前言

最近需要一个超分的模型，经过调研准备用 Real-ESRGAN。特此记录论文阅读和实战过程。

论文阅读

论文地址：Real-ESRGAN: Training Real-World Blind Super-Resolution with Pure Synthetic Data
Github：https://github.com/xinntao/Real-ESRGAN
参考视频：https://www.bilibili.com/video/BV14541117y6

主要贡献：

提出一种高阶退化过程（high-order degradation process）来模拟实际退化，并利用 sinc 滤波器给训练图片添加 Ringing artifacts（振铃伪影，周围震荡波的感觉）和 Overshoot artifacts（过冲伪影，如白边）构造训练集
用 U-net 而不是 VGG 作为 GAN 的 Discriminator，提高鉴别器能力并稳定训练动态
Real-ESRGAN 性能更优，效果更好

效果对比：
在这里插入图片描述

数据集构建：
在这里插入图片描述
二阶退化。两阶段分别经过虚化、下采样、加噪声、JPEG压缩。其中 sinc filter 用来添加伪影。

伪影类型	实例
振铃伪影
过冲伪影

Real-ESRGAN 模型结构：

Generator：结构和 ESRGAN 一样，不过他做了个 Pixel Unshuffle，减少图像长宽，增加 channel size。送到一个 RRDB 的残差网络最后上采样得到输出。
Discriminator：用的 U-Net（下采样和上采样的feature之间有连接，能学习局部纹理信息），不像最初的 GAN 判别器输出 0/1（即全局是否合格），他这个输出是和原图size一致，其中每个像素点的值衡量真实性的 feedback（即各局部是否合格）。此外，用了 spectral norm（谱归一化），能提升训练稳定性，减少伪影。

两阶段模型训练：
首先，用 L1 loss 训练一个小网络（PSNR-oriented model）Real-ESRNet；然后，用其初始化 Generator 的权重，并用 L1 loss、perceptual loss、GAN loss 的结合训练最终的模型。

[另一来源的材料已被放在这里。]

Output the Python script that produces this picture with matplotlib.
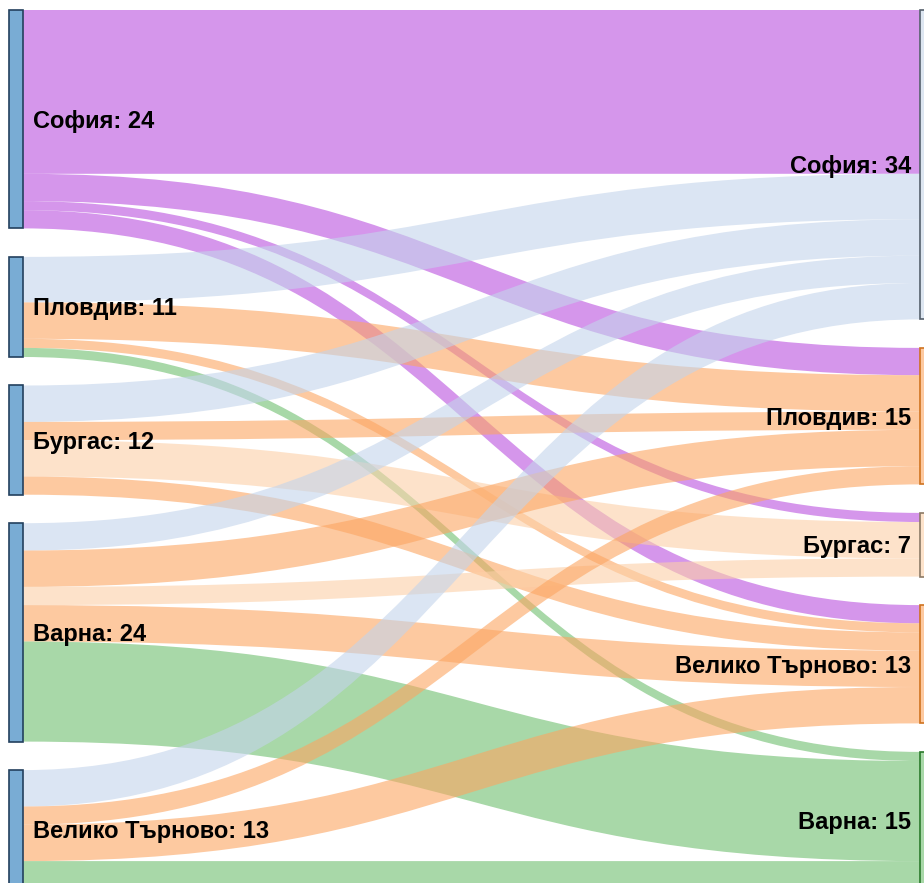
import matplotlib.pyplot as plt
from matplotlib.path import Path
from matplotlib.patches import PathPatch, Rectangle

plt.rcParams['font.family'] = ['Liberation Sans', 'DejaVu Sans']

# Nodes (left = origin, right = destination) and flows between them
left_nodes = ["София", "Пловдив", "Бургас", "Варна", "Велико Търново"]
right_nodes = ["София", "Пловдив", "Бургас", "Велико Търново", "Варна"]

# rows: left nodes, columns: right nodes
flows = [
    [18, 3, 1, 2, 0],   # София
    [5, 4, 0, 1, 1],    # Пловдив
    [4, 2, 4, 2, 0],    # Бургас
    [3, 4, 2, 4, 11],   # Варна
    [4, 2, 0, 4, 3],    # Велико Търново
]

# colours
purple = (185/255, 80/255, 222/255, 0.6)
target_colors = {
    "София": (195/255, 212/255, 235/255, 0.6),
    "Пловдив": (252/255, 165/255, 97/255, 0.6),
    "Бургас": (252/255, 208/255, 168/255, 0.6),
    "Велико Търново": (252/255, 165/255, 97/255, 0.6),
    "Варна": (110/255, 190/255, 110/255, 0.6),
}
right_fill = {
    "София": "#dde6f1",
    "Пловдив": "#fdc9a0",
    "Бургас": "#fde3cb",
    "Велико Търново": "#fdc9a0",
    "Варна": "#a8d8a8",
}
right_edge = {
    "София": "#55606c",
    "Пловдив": "#d0731f",
    "Бургас": "#8c7a66",
    "Велико Търново": "#d0731f",
    "Варна": "#2b7a2b",
}

px = 9.1            # pixels per unit of flow
pad = 10 / px       # top padding in flow units
gap = 28.5 / px     # gap between nodes in flow units
x_left0, x_left1 = 9, 23
x_right0, x_right1 = 920, 934
label_dy = 2 / px   # small nudge so labels sit on the node centre

left_tot = [sum(r) for r in flows]
right_tot = [sum(flows[i][j] for i in range(len(left_nodes))) for j in range(len(right_nodes))]


def stack(totals):
    tops = []
    y = pad
    for t in totals:
        tops.append(y)
        y += t + gap
    return tops


left_top = stack(left_tot)
right_top = stack(right_tot)

fig = plt.figure(figsize=(9.24, 8.83), dpi=100)
ax = fig.add_axes([0, 0, 1, 1])
ax.set_xlim(0, 924)
ax.set_ylim(883 / px, 0)
ax.axis('off')

# where each link lands on its target, stacked in source order
tgt_start = {}
for j in range(len(right_nodes)):
    y = right_top[j]
    for i in range(len(left_nodes)):
        tgt_start[(i, j)] = y
        y += flows[i][j]

# links
xm = (x_left1 + x_right0) / 2
for i, src in enumerate(left_nodes):
    y = left_top[i]
    for j, tgt in enumerate(right_nodes):
        v = flows[i][j]
        if v == 0:
            continue
        s0, s1 = y, y + v
        t0 = tgt_start[(i, j)]
        t1 = t0 + v
        y += v
        verts = [(x_left1, s0), (xm, s0), (xm, t0), (x_right0, t0),
                 (x_right0, t1), (xm, t1), (xm, s1), (x_left1, s1), (x_left1, s0)]
        codes = [Path.MOVETO, Path.CURVE4, Path.CURVE4, Path.CURVE4,
                 Path.LINETO, Path.CURVE4, Path.CURVE4, Path.CURVE4, Path.CLOSEPOLY]
        color = purple if src == "София" else target_colors[tgt]
        ax.add_patch(PathPatch(Path(verts, codes), facecolor=color, edgecolor='none'))

# nodes and labels
for i, name in enumerate(left_nodes):
    ax.add_patch(Rectangle((x_left0, left_top[i]), x_left1 - x_left0, left_tot[i],
                           facecolor="#79acd4", edgecolor="#23405e", linewidth=1.2))
    ax.text(33, left_top[i] + left_tot[i] / 2 + label_dy, f"{name}: {left_tot[i]}",
            ha='left', va='center', fontsize=17, fontweight='bold', color='black')

for j, name in enumerate(right_nodes):
    ax.add_patch(Rectangle((x_right0, right_top[j]), x_right1 - x_right0, right_tot[j],
                           facecolor=right_fill[name], edgecolor=right_edge[name], linewidth=1.2))
    ax.text(911, right_top[j] + right_tot[j] / 2 + label_dy, f"{name}: {right_tot[j]}",
            ha='right', va='center', fontsize=17, fontweight='bold', color='black')

fig.savefig("out.png", dpi=100)
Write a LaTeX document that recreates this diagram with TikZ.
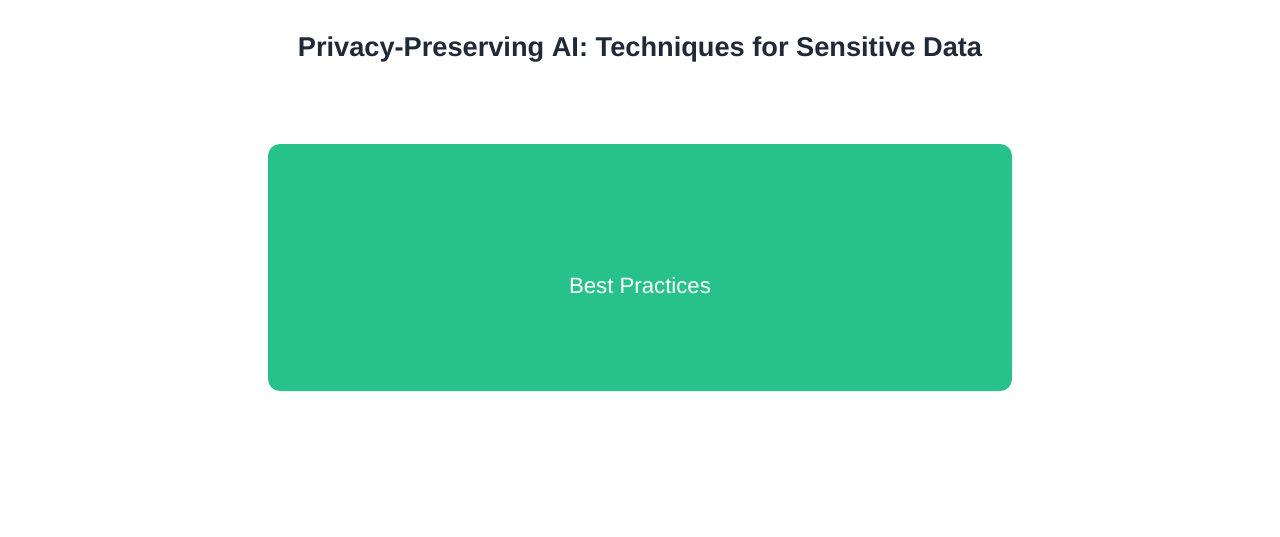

此外，还对 ground-truth 加了锐化再训了个 Real-ESRGAN+，能提升图像生成的锐度，但不会增加伪影。

实战记录

git clone https://github.com/xinntao/Real-ESRGAN.git
cd Real-ESRGAN
# Install basicsr - https://github.com/xinntao/BasicSR
# We use BasicSR for both training and inference
pip install basicsr
# facexlib and gfpgan are for face enhancement
pip install facexlib
pip install gfpgan
pip install -r requirements.txt
python setup.py develop

需要用到 realesrgan 模块的 RealESRGANer 类。以4倍超分为例：

import os
import cv2
import torch
import numpy as np
from PIL import Image
from basicsr.archs.rrdbnet_arch import RRDBNet
from realesrgan import RealESRGANer

ckpt_path = "./checkpoints/real-esrgan"
model_path = os.path.join(ckpt_path, "RealESRGAN_x4plus.pth")
model = RRDBNet(num_in_ch=3, num_out_ch=3, num_feat=64, num_block=23, num_grow_ch=32, scale=4)
netscale = 4

upsampler = RealESRGANer(
	scale=netscale,
	model_path=self.model_path,
	dni_weight=self.dni_weight,
	model=self.model,
	tile=0,                     # Tile size, 0 for no tile during testing
	tile_pad=10,                # Tile padding
	pre_pad=0,                  # Pre padding size at each border
	half=not fp16,
	device=device)

def enhance(image, width, height):
    """
        image: PIL Image Obj
        输出: PIL Image Obj
    """
    try:
        image_cv2 = cv2.cvtColor(np.asarray(image), cv2.COLOR_RGB2BGR)
        output, _ = upsampler.enhance(image_cv2, outscale=self.outscale)  # _ is RGB/RGBA
        image_pil = Image.fromarray(cv2.cvtColor(output, cv2.COLOR_BGR2RGB)).resize((width, height)).convert('RGB')
        # print(output, _, image_pil)
        return image_pil
    except Exception as e:
        print("enhance Exception: ", e)
    finally:
        torch.cuda.empty_cache()